Sahel 2013: Sector Strategic Indicators (January-August 2013)
Food Assistance response
Some 10.3 million people are estimated to be at risk of food insecurity in the Sahel in 2013. One year after the food security and nutrition crisis in the Sahel, the most vulnerable people in the Sahel are not yet out of danger. Food insecurity and malnutrition in this region present deep-rooted structural challenges that will take time and resources to overcome. Millions of people in the region remain affected by shocks such as the recurrent impact of three successive droughts, and structural challenges such as high food prices, lack of employment opportunities, and an over-reliance on agriculture.
High prices persisted in the Sahel through the lean season, particularly in Niger (high prices of coarse grain) and Burkina Faso (high prices of coarse grains). These price levels are partially negatively affecting the purchasing power of households in the region.
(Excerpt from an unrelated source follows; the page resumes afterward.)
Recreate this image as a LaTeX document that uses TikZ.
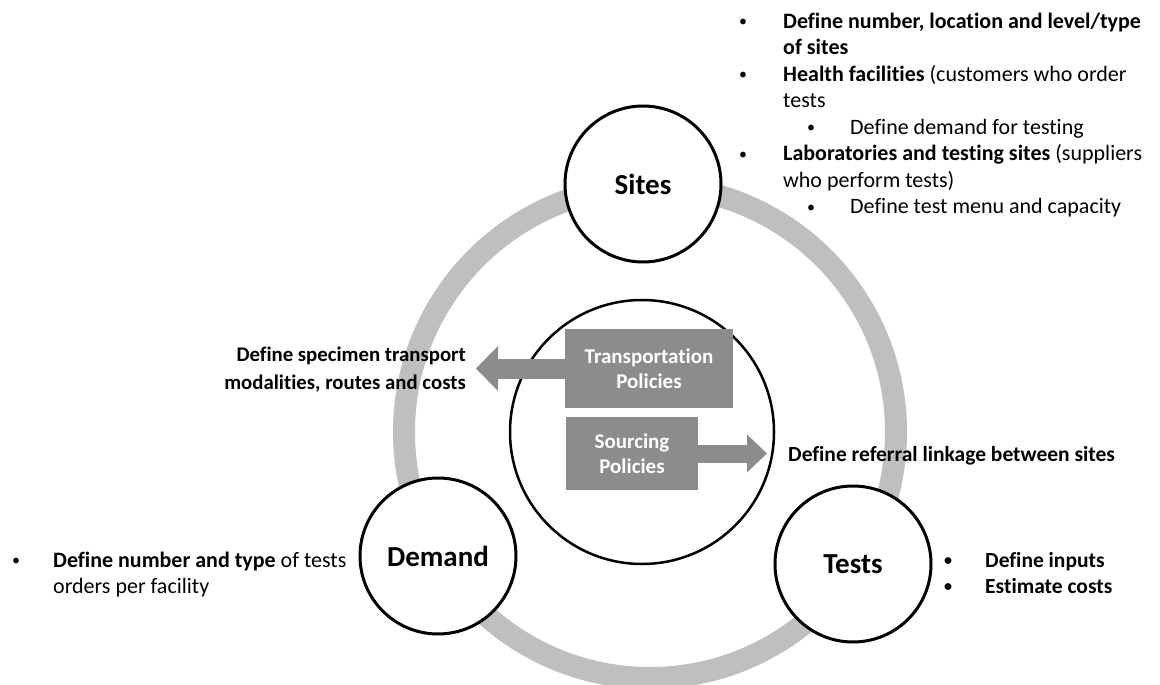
\documentclass[tikz,border=0pt]{standalone}
\usepackage{fontspec}
\setmainfont{Carlito}[Ligatures=NoCommon]
\usetikzlibrary{arrows.meta}
\definecolor{ringgray}{HTML}{BFBFBF}
\definecolor{boxgray}{HTML}{8C8C8C}
\newcommand\bul[1]{\leavevmode\llap{\makebox[#1][l]{\fontsize{16}{16}\selectfont\raisebox{1.5pt}{•}}}}
\begin{document}
\begin{tikzpicture}[x=1pt,y=-1pt,
  satellite/.style={circle, draw, line width=3pt, fill=white, minimum size=156pt, inner sep=0pt,
    font=\fontsize{29}{30}\selectfont\bfseries},
  policybox/.style={fill=boxgray, text=white, font=\fontsize{21}{25}\selectfont\bfseries,
    align=center, inner sep=0pt},
  info/.style={font=\fontsize{22}{26.5}\selectfont, inner sep=0pt},
  bigarrow/.style={draw=boxgray, line width=20pt, -{Triangle[length=22pt, width=45pt, line width=0pt]}},
  smallarrow/.style={draw=boxgray, line width=18pt, -{Triangle[length=20pt, width=38pt, line width=0pt]}}]
\useasboundingbox (0,0) rectangle (1160,685);
\draw[ringgray, line width=22pt] (650,432) circle[radius=246pt];
\node[draw, circle, line width=2.5pt, minimum size=264pt, inner sep=0pt] (core) at (642,432) {};
\node[satellite] (sites) at (643,184) {Sites};
\node[satellite] (demand) at (438,556) {Demand};
\node[satellite] (tests) at (853,564) {Tests};
\node[policybox, minimum width=168pt, minimum height=79pt] (trans) at (649,368.5) {Transportation\\Policies};
\node[policybox, minimum width=132pt, minimum height=73pt] (src) at (632,453.5) {Sourcing\\Policies};
\node[info, font=\fontsize{20.8}{28}\selectfont\bfseries, align=right, anchor=base east] (tdesc) at (466,389)
  {Define specimen transport\\modalities, routes and costs};
\node[info, font=\fontsize{21.5}{26}\selectfont\bfseries, anchor=base west] (sdesc) at (788,461)
  {Define referral linkage between sites};
\draw[bigarrow, shorten >=10pt] (trans.west) -- (trans.west -| tdesc.east);
\draw[smallarrow, shorten >=21pt] (src.east) -- (src.east -| sdesc.west);
\node[info, align=left, anchor=base west] (sitesinfo) at (783,213.5)
  {\bul{44pt}\textbf{Define number, location and level/type}\\
   \textbf{of sites}\\
   \bul{44pt}\textbf{Health facilities} (customers who order\\
   tests\\
   \hspace*{67pt}\bul{43pt}Define demand for testing\\
   \bul{44pt}\textbf{Laboratories and testing sites} (suppliers\\
   who perform tests)\\
   \hspace*{67pt}\bul{43pt}Define test menu and capacity};
\node[info, font=\fontsize{22}{26}\selectfont, align=left, anchor=base west] (demandinfo) at (53,593)
  {\bul{41pt}\textbf{Define number and type} of tests\\orders per facility};
\node[info, font=\fontsize{21.5}{26}\selectfont\bfseries, align=left, anchor=base west] (testsinfo) at (985,593)
  {\bul{41pt}Define inputs\\\bul{41pt}Estimate costs};
\end{tikzpicture}
\end{document}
With the start of the agricultural season in most countries of the region, it is still too early to assess its impact on the food and nutrition insecurity situation. Close monitoring of affected areas is required.
Preliminary results from the EFSA in the North of Mali show a significant deterioration of food security in comparison to last year, with 70 to 90 percent of the population in Gao, Timbuktu and previously occupied cercles of Mopti being moderately or severely food insecure.
National results of the 2013 SMART nutrition survey in Niger show a global acute malnutrition prevalence of 13.3 percent, which is a slight improvement from 2012, but still above 2011 levels. While significant nutrition interventions by UN/NGO actors followed the 2012 survey results, the 2013 results are critical.
Gaps or Constrains. (Explain briefly the constraints that had to face the sector to meet the needs of population i.e. funding, human resources, security, access, etc.)
- The lower than planned beneficiaries assisted for the blanket supplementary and targeted supplementary feeding nutrition activities in Mali is due to a combination of factors. Security issues in Menaka, resulting in access constraints, have impacted deliveries and the treatment facilities in the North are not yet operational. Less than planned beneficiaries were assisted under general food distributions this month due to the start of the rainy season and the subsequent inaccessibility of certain areas.